United States District Court for the District of Columbia
129 F. Supp. 817 (1955)
Charles S. Bernstein (plaintiff) was convicted of bank robbery in 1919 and convicted of first-degree murder and sentenced to death in 1933. With the help of Martha Strayer, a reporter who discovered evidence suggesting Bernstein’s innocence, Bernstein was ultimately released from prison and pardoned. Between about 1936 and 1948, news articles and radio programs told fictionalized versions of Bernstein’s story. In 1952, National Broadcasting Company (NBC) (defendant) aired a show entitled The Big Story (the show) that portrayed a fictionalized version of Bernstein’s story, which showed the character based on Bernstein in a positive light as an innocent man.

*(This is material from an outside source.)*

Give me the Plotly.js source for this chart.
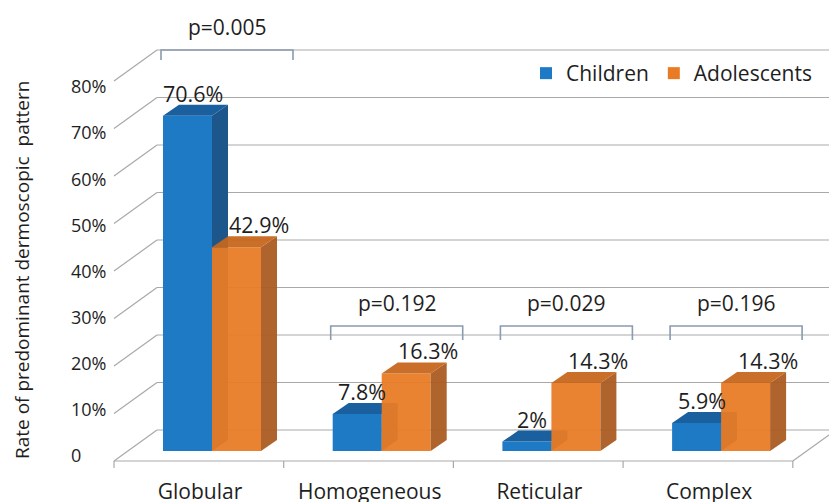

The show retained several similarities to Bernstein’s story, including the use of Strayer’s real name, but many details were changed, and the show did not use Bernstein’s real name. Bernstein filed suit against NBC, alleging that, because he had led a private life since being released from prison, the show invaded Bernstein’s privacy by revealing details about his prior life that harmed his reputation. Bernstein acknowledged that he had previously been an involuntary public figure and that, accordingly, the details of his convictions and sentences had previously been public matters that could be publicized without violating his right to privacy. However, Bernstein argued that, by 1952, he was no longer an involuntary public figure as a result of the lapse of time between Bernstein’s release from prison and the show’s airing and thus that the show, which republished matters no longer within the public interest, constituted an invasion of privacy. NBC filed a motion for summary judgment, arguing that Bernstein had failed to state a valid claim.